* [Set problem]
Print word for word the first line of the listing below and every line after it, through the line with "ov.patch.set_alpha(0)". Leave out the pictures and the rest.

* [Data extract]
* begin *

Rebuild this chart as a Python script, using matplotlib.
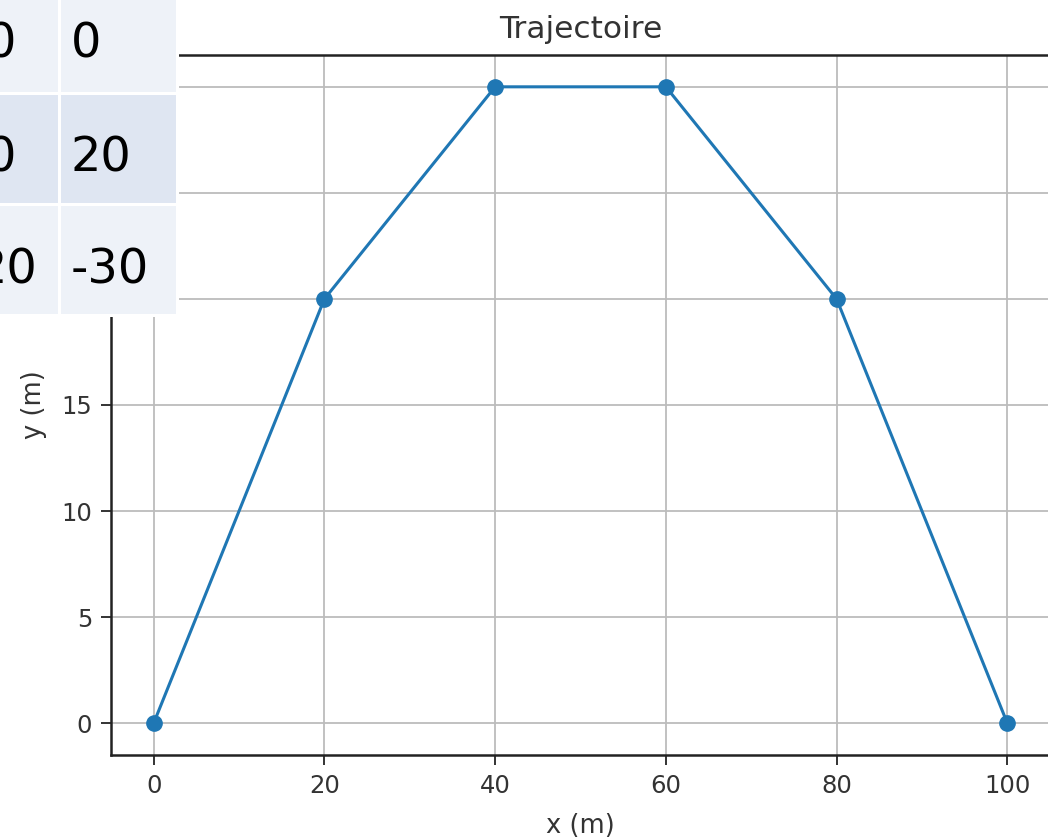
import matplotlib
matplotlib.use("Agg")
import matplotlib.pyplot as plt
from matplotlib.patches import Rectangle

# ---- data ----
x_vals = [0, 20, 40, 60, 80, 100]
y_vals = [0, 20, 30, 30, 20, 0]
x_ticks = [0, 20, 40, 60, 80, 100]
y_ticks = [0, 5, 10, 15, 20, 25, 30]
title = "Trajectoire"
xlabel = "x (m)"
ylabel = "y (m)"
# overlaid table (left column is cropped by the image edge)
table_col1 = ["0", "0", "20"]
table_col2 = ["0", "20", "-30"]

W, H = 1048, 838
fig = plt.figure(figsize=(W / 100, H / 100), dpi=100)
fig.patch.set_facecolor("white")

ax = fig.add_axes([111 / W, 1 - 755 / H, (1050 - 111) / W, (755 - 55) / H])
ax.plot(x_vals, y_vals, color="#1f77b4", lw=2.2, marker="o", ms=11)
ax.set_xlim(-5, 105)
ax.set_ylim(-1.5, 31.5)
ax.set_xticks(x_ticks)
ax.set_yticks(y_ticks)
ax.grid(True, color="#bcbcbc", lw=1.3)
ax.tick_params(labelsize=17.5, length=7.5, width=1.4, pad=6,
               colors="#333333", labelcolor="#333333")
for s in ax.spines.values():
    s.set_linewidth(1.8)
    s.set_color("#222222")
ax.set_title(title, fontsize=22.5, color="#333333", pad=12)
ax.set_xlabel(xlabel, fontsize=18.5, color="#333333")
ax.set_ylabel(ylabel, fontsize=18.5, color="#333333")
ax.xaxis.set_label_coords(0.5, -0.083)
ax.yaxis.set_label_coords(-0.068, 0.5)

# tick labels for 20, 25, 30 sit underneath the overlaid table in the reference
for tk, v in zip(ax.yaxis.get_major_ticks(), y_ticks):
    if v >= 20:
        tk.label1.set_visible(False)

# overlay layer in pixel coordinates for the table
ov = fig.add_axes([0, 0, 1, 1], zorder=10)
ov.set_xlim(0, W)
ov.set_ylim(H, 0)
ov.axis("off")
ov.patch.set_alpha(0)

row_tops = [-16, 95, 206]
row_h = 108
row_colors = ["#eef2f8", "#dfe6f2", "#eef2f8"]
col1 = (-60, 58)
col2 = (61, 176)
baselines = [58, 171, 283]
col1_right = [16, 16, 37]
ov.add_patch(Rectangle((-60, -20), 239, 337, facecolor="white", edgecolor="none"))
for i in range(3):
    for (x0, x1) in (col1, col2):
        ov.add_patch(Rectangle((x0, row_tops[i]), x1 - x0, row_h,
                               facecolor=row_colors[i], edgecolor="none"))
    ov.text(col1_right[i], baselines[i], table_col1[i], fontsize=34.5,
            ha="right", va="baseline", color="black", family="DejaVu Sans")
    ov.text(71, baselines[i], table_col2[i], fontsize=34.5,
            ha="left", va="baseline", color="black", family="DejaVu Sans")

fig.savefig("out.png", dpi=100)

* end *

* [Written answer]
Rebuild this chart as a Python script, using matplotlib.
import matplotlib
matplotlib.use("Agg")
import matplotlib.pyplot as plt
from matplotlib.patches import Rectangle

# ---- data ----
x_vals = [0, 20, 40, 60, 80, 100]
y_vals = [0, 20, 30, 30, 20, 0]
x_ticks = [0, 20, 40, 60, 80, 100]
y_ticks = [0, 5, 10, 15, 20, 25, 30]
title = "Trajectoire"
xlabel = "x (m)"
ylabel = "y (m)"
# overlaid table (left column is cropped by the image edge)
table_col1 = ["0", "0", "20"]
table_col2 = ["0", "20", "-30"]

W, H = 1048, 838
fig = plt.figure(figsize=(W / 100, H / 100), dpi=100)
fig.patch.set_facecolor("white")

ax = fig.add_axes([111 / W, 1 - 755 / H, (1050 - 111) / W, (755 - 55) / H])
ax.plot(x_vals, y_vals, color="#1f77b4", lw=2.2, marker="o", ms=11)
ax.set_xlim(-5, 105)
ax.set_ylim(-1.5, 31.5)
ax.set_xticks(x_ticks)
ax.set_yticks(y_ticks)
ax.grid(True, color="#bcbcbc", lw=1.3)
ax.tick_params(labelsize=17.5, length=7.5, width=1.4, pad=6,
               colors="#333333", labelcolor="#333333")
for s in ax.spines.values():
    s.set_linewidth(1.8)
    s.set_color("#222222")
ax.set_title(title, fontsize=22.5, color="#333333", pad=12)
ax.set_xlabel(xlabel, fontsize=18.5, color="#333333")
ax.set_ylabel(ylabel, fontsize=18.5, color="#333333")
ax.xaxis.set_label_coords(0.5, -0.083)
ax.yaxis.set_label_coords(-0.068, 0.5)

# tick labels for 20, 25, 30 sit underneath the overlaid table in the reference
for tk, v in zip(ax.yaxis.get_major_ticks(), y_ticks):
    if v >= 20:
        tk.label1.set_visible(False)

# overlay layer in pixel coordinates for the table
ov = fig.add_axes([0, 0, 1, 1], zorder=10)
ov.set_xlim(0, W)
ov.set_ylim(H, 0)
ov.axis("off")
ov.patch.set_alpha(0)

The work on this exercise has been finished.